- AVAILABLE DATA -

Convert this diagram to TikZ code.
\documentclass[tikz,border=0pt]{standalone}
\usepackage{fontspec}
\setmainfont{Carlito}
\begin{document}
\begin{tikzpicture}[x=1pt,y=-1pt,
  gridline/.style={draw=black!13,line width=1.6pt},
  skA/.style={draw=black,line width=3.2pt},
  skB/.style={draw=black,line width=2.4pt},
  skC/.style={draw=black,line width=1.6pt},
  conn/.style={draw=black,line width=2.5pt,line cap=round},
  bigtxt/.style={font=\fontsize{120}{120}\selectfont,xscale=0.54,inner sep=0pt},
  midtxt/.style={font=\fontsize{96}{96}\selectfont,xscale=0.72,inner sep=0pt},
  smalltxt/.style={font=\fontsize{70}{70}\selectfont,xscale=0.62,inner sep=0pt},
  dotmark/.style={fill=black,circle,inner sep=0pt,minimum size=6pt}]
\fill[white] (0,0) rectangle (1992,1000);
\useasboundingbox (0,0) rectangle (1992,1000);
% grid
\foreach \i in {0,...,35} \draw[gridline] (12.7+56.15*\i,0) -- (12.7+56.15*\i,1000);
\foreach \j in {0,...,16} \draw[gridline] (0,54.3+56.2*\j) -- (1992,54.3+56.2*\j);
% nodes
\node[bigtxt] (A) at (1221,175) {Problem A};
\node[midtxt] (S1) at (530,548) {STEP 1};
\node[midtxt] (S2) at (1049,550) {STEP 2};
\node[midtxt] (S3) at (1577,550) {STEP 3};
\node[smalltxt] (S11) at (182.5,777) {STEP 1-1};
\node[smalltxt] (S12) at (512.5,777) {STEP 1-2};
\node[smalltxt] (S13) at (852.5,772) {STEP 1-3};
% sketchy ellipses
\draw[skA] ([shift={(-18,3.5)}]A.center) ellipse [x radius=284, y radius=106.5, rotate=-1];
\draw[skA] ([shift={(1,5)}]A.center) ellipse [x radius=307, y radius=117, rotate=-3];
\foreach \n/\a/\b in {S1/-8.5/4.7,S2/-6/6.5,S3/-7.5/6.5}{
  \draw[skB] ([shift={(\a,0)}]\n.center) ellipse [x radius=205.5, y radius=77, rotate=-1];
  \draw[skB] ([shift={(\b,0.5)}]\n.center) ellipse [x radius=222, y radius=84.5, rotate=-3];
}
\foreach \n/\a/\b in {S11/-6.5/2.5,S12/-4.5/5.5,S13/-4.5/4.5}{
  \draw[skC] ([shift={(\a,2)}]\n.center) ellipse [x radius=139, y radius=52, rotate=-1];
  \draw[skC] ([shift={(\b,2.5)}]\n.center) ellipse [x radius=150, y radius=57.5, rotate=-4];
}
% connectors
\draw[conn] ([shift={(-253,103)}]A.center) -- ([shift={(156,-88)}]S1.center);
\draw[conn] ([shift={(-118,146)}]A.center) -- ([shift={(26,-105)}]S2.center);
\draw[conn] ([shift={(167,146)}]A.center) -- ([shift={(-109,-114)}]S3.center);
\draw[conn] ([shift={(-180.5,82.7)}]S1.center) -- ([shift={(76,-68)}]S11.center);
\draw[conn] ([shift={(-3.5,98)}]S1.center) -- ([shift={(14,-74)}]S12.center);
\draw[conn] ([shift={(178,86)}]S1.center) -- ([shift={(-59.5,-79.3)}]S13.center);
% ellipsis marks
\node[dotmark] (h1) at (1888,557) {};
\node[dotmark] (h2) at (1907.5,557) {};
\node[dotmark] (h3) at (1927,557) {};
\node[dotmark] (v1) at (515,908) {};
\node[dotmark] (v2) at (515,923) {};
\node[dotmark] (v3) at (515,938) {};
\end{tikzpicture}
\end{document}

- WHAT IS EXPECTED -
Reproduce the entire listing word for word.

- SOLUTION TO THIS EXERCISE -
Convert this diagram to TikZ code.
\documentclass[tikz,border=0pt]{standalone}
\usepackage{fontspec}
\setmainfont{Carlito}
\begin{document}
\begin{tikzpicture}[x=1pt,y=-1pt,
  gridline/.style={draw=black!13,line width=1.6pt},
  skA/.style={draw=black,line width=3.2pt},
  skB/.style={draw=black,line width=2.4pt},
  skC/.style={draw=black,line width=1.6pt},
  conn/.style={draw=black,line width=2.5pt,line cap=round},
  bigtxt/.style={font=\fontsize{120}{120}\selectfont,xscale=0.54,inner sep=0pt},
  midtxt/.style={font=\fontsize{96}{96}\selectfont,xscale=0.72,inner sep=0pt},
  smalltxt/.style={font=\fontsize{70}{70}\selectfont,xscale=0.62,inner sep=0pt},
  dotmark/.style={fill=black,circle,inner sep=0pt,minimum size=6pt}]
\fill[white] (0,0) rectangle (1992,1000);
\useasboundingbox (0,0) rectangle (1992,1000);
% grid
\foreach \i in {0,...,35} \draw[gridline] (12.7+56.15*\i,0) -- (12.7+56.15*\i,1000);
\foreach \j in {0,...,16} \draw[gridline] (0,54.3+56.2*\j) -- (1992,54.3+56.2*\j);
% nodes
\node[bigtxt] (A) at (1221,175) {Problem A};
\node[midtxt] (S1) at (530,548) {STEP 1};
\node[midtxt] (S2) at (1049,550) {STEP 2};
\node[midtxt] (S3) at (1577,550) {STEP 3};
\node[smalltxt] (S11) at (182.5,777) {STEP 1-1};
\node[smalltxt] (S12) at (512.5,777) {STEP 1-2};
\node[smalltxt] (S13) at (852.5,772) {STEP 1-3};
% sketchy ellipses
\draw[skA] ([shift={(-18,3.5)}]A.center) ellipse [x radius=284, y radius=106.5, rotate=-1];
\draw[skA] ([shift={(1,5)}]A.center) ellipse [x radius=307, y radius=117, rotate=-3];
\foreach \n/\a/\b in {S1/-8.5/4.7,S2/-6/6.5,S3/-7.5/6.5}{
  \draw[skB] ([shift={(\a,0)}]\n.center) ellipse [x radius=205.5, y radius=77, rotate=-1];
  \draw[skB] ([shift={(\b,0.5)}]\n.center) ellipse [x radius=222, y radius=84.5, rotate=-3];
}
\foreach \n/\a/\b in {S11/-6.5/2.5,S12/-4.5/5.5,S13/-4.5/4.5}{
  \draw[skC] ([shift={(\a,2)}]\n.center) ellipse [x radius=139, y radius=52, rotate=-1];
  \draw[skC] ([shift={(\b,2.5)}]\n.center) ellipse [x radius=150, y radius=57.5, rotate=-4];
}
% connectors
\draw[conn] ([shift={(-253,103)}]A.center) -- ([shift={(156,-88)}]S1.center);
\draw[conn] ([shift={(-118,146)}]A.center) -- ([shift={(26,-105)}]S2.center);
\draw[conn] ([shift={(167,146)}]A.center) -- ([shift={(-109,-114)}]S3.center);
\draw[conn] ([shift={(-180.5,82.7)}]S1.center) -- ([shift={(76,-68)}]S11.center);
\draw[conn] ([shift={(-3.5,98)}]S1.center) -- ([shift={(14,-74)}]S12.center);
\draw[conn] ([shift={(178,86)}]S1.center) -- ([shift={(-59.5,-79.3)}]S13.center);
% ellipsis marks
\node[dotmark] (h1) at (1888,557) {};
\node[dotmark] (h2) at (1907.5,557) {};
\node[dotmark] (h3) at (1927,557) {};
\node[dotmark] (v1) at (515,908) {};
\node[dotmark] (v2) at (515,923) {};
\node[dotmark] (v3) at (515,938) {};
\end{tikzpicture}
\end{document}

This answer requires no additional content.